El poema "Caza de niños", en tanto, perteneciente a Mala siembra, está dedicado "A Karadima y sus cuervos". ¿Supone un alejamiento personal de la religión?

-Más que un alejamiento de la fe o la religiosidad -aclara Rafael-, de lo que se trata es de una crítica a una institución humana: la Iglesia católica, a la que considero particularmente dañina, y esa percepción la he tenido siempre.

En la Presentación de Ni tallo ni renuevo, Rafael Rubio ve la obra como un poema inconcluso, en progreso. ¿Quién lo continuará?

-Tal vez la tradición, los poetas que vengan. Pero quiero pensar que será mi hija Rafaela, de tres años, quien complete ese poema. Hace un tiempo, caminábamos juntos, de la mano, en una calle de Los Ángeles. Íbamos conversando. Yo, en mi pobre español aprendido de los carcamales del Siglo de Oro español, y ella, en esa mezcla de pajarístico y gíglico, en esa lengua que le viene de su abuelo mapuche y su madre mistraliana; esa especie de gorjeo santo que con el tiempo he llegado a entender más o menos bien. El caso es que pasábamos junto a unos árboles, y el viento los agitaba con mucha fuerza, haciendo un escándalo de hojas y ramas, que mi hija interpretó como una impertinencia: no podíamos escucharnos. Ella, indignada, miró desafiante a uno de los árboles y le espetó con fuerza: "¡Cállate, árbol!". Yo le celebré mucho la ocurrencia y me reí un buen rato. Ella, animada por mi reacción, continuó repitiendo cada vez más fuerte: "Cállate, árbol!".

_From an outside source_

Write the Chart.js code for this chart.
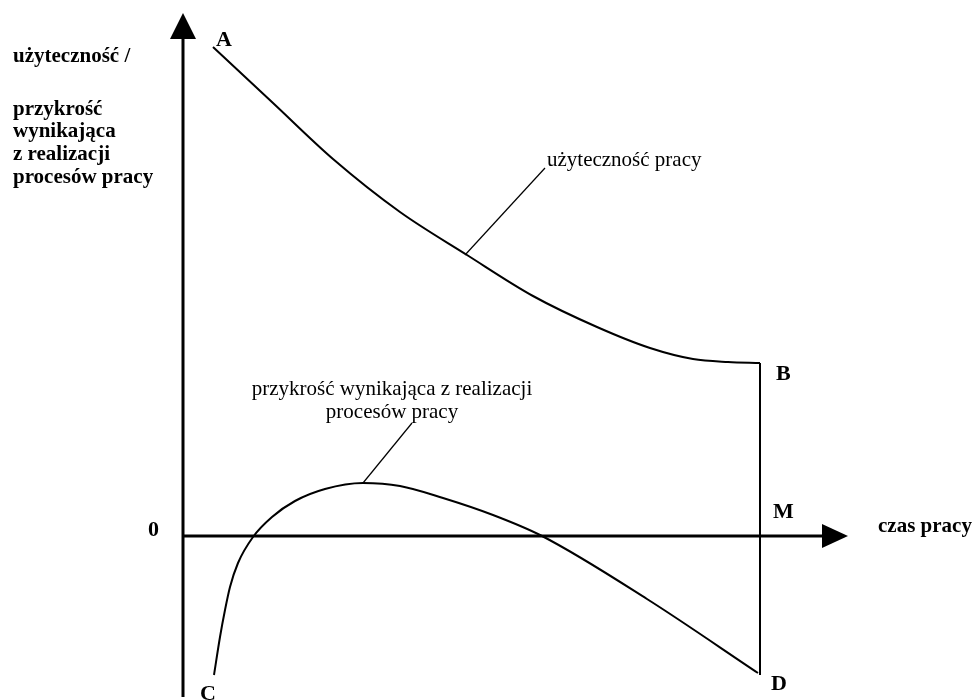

Otro día, en la mañana, se asomó por la ventana y dijo: "Despertó la mañana, papá". Tiempo después, descubrí que ambos versos formaban parte de un mismo poema: mi hija hizo callar al árbol porque estaba despertando a la mañana. Solo faltaba unirlos y agregarle una sílaba, para que quedara como un octosílabo. El poema se llama "Increpación" y dice así: "Se despertó la mañana/ ¡Cállate, árbol!". Así nace la poesía. Lejos, muy lejos de la literatura. A años luz de las teorizaciones. Y lejos, muy lejos de la vanidad. Así nacen los poetas de verdad. De la pura gracia, del juego, de la pura vida. Rafaela Rubio Díaz, hija, nieta y bisnieta de poetas, ha nacido oficialmente a la poesía.